Try running your program in the CPU Emulator with Animation set for Program Flow and the speed set to Fast.
Does that behavior look like what you want (in terms of the program flow -- don't worry about what does and does not appear on the Screen).
Now reset the program and single step through it. Does that program flow seem reasonable?
Remember, this program should run indefinitely. If you start it running and then wait five minutes you should have a completely white screen. If you then hold down a key and wait five minutes, you should have a completely black screen. If you then release the key and wait five minutes, you should have a completely white screen again. You should be able to repeat this over and over as long as you want.
Your code has a lot of hard coded jump targets. This is very bad style. Why do you want to jump to the 29th line? A comment telling the reader that you are going to the 29th line is completely useless -- it's trivial so see that the two instructions
@29
D;JEQ
will go to the 29th line if D is equal to 0.
The comment should indicate WHY you are performing the jump.

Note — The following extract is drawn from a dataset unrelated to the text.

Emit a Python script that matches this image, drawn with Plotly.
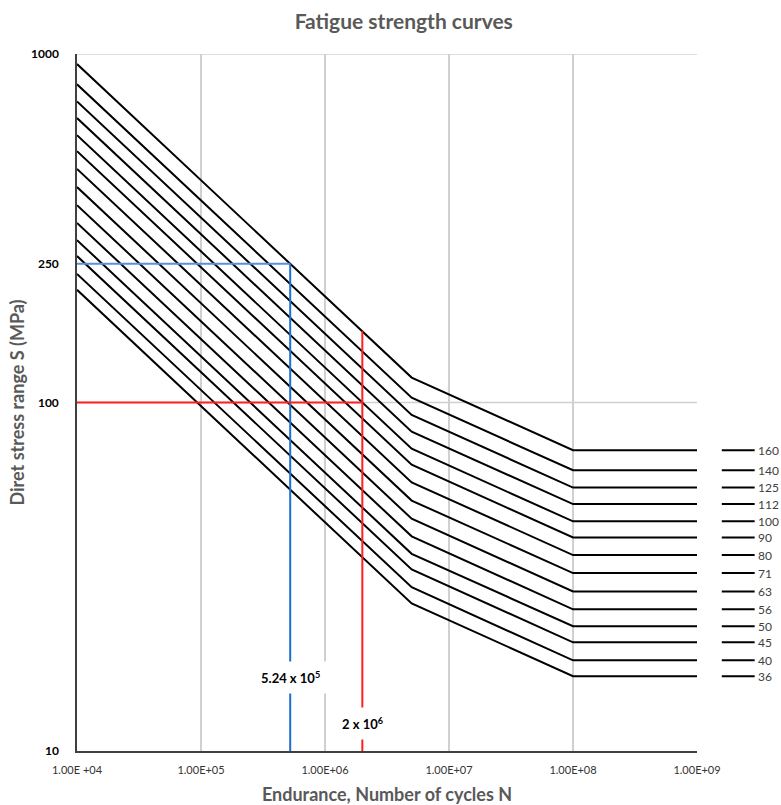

Now consider what happens if you need to put a couple of instructions at the beginning to initialize some variable that you add, or you remove an instruction from near the beginning that turns out isn't needed. Would still want to go to the 29th line? No -- you want to go to the 29th line (which is actually the 30th line since the first line is line 0) because that is were the beginning of some code that does something is located. So put a meaningful label just before that line of code and then load that label into the A register instead of a hard-coded number. That not only makes the code much, much more readable, but it also let's the assembler keep track of what the correct line number is as you modify your code.
To underscore this point, what line to you THINK this code jumps to when it jumps to 29? I'll wager that it's not the line you wanted it to jump to.
It looks like you also need to understand the difference between labels and variables.
The ONLY label you have in your entire program is END. Everything else you have is a variable. Labels are defined using the parens.
(END)
@END
0;JMP // infinite loop
The assembler will make one pass through the code and keep track of the address that each instruction will end up at. In the case of your code, it will get down to the (END) line and it knows that the next instruction will end up at address 55 in the program ROM. So it associates the symbol "END" with the value 55.
On the second pass, when the instructions are actually generated, it replaces each instance of "END" with the number 55, so this code snippet becomes
@55
0;JMP
The first pass only identifies which symbols are labels and associates a number with each of them. On the second pass, when a symbol is encountered, the assembler looks in the list it produced during the first pass to see if that symbol is there. If it is, then it replaces it with the associated value. If it isn't, the assembler assumes it is a variable and adds that symbol to the list and associates it with a memory location in RAM. The first variable it encounters it puts at RAM address 16 and subsequent variables get put at successively higher RAM addresses.
So the first two lines of your code:
@LOOP
@R24576
are seen as just two variables (since neither has an associated label) and in the rest of the code "LOOP" will be replaced with the number 16 and "R24576" will be replaced with the number 17. So your first few lines of code:
@LOOP
@R24576
D=M // D=M[24576]
@29
D;JEQ // if D == 0, goto 29th line
@6
0;JNE // if D != 0, goto 6th line
become
@16
@17
D=M
@29
D;JEQ
@6
0;JNE
So, your program is not going to look at the keyboard buffer, but rather is going to look at the value stored in M[17] and make it's decision based on that.
You also have predefined symbols, such as SCREEN and KBD are already associated with 16384 and 24576 accordingly, so when you want to refer to the beginning of the screen memory or to the keyboard buffer, use these symbols. It will make your code much more readable.
Deal with these issues and see how far you can get.
As for whether it's possible to do the program without a nested loop, not really. But your approach will end up with three loops nested together, while it can be done in two. Remember that while we think of the screen as consisting of rows and columns, the entire screen memory is simply a block of RAM addresses starting at SCREEN.
Keep in mind that efficiency isn't the goal for this project -- any program that meets the specifications is acceptable. Having said that, it is educational to see how few instructions you can get the code down to. It can be done with no more than 19 instructions (I can't rule out that it can be done with fewer).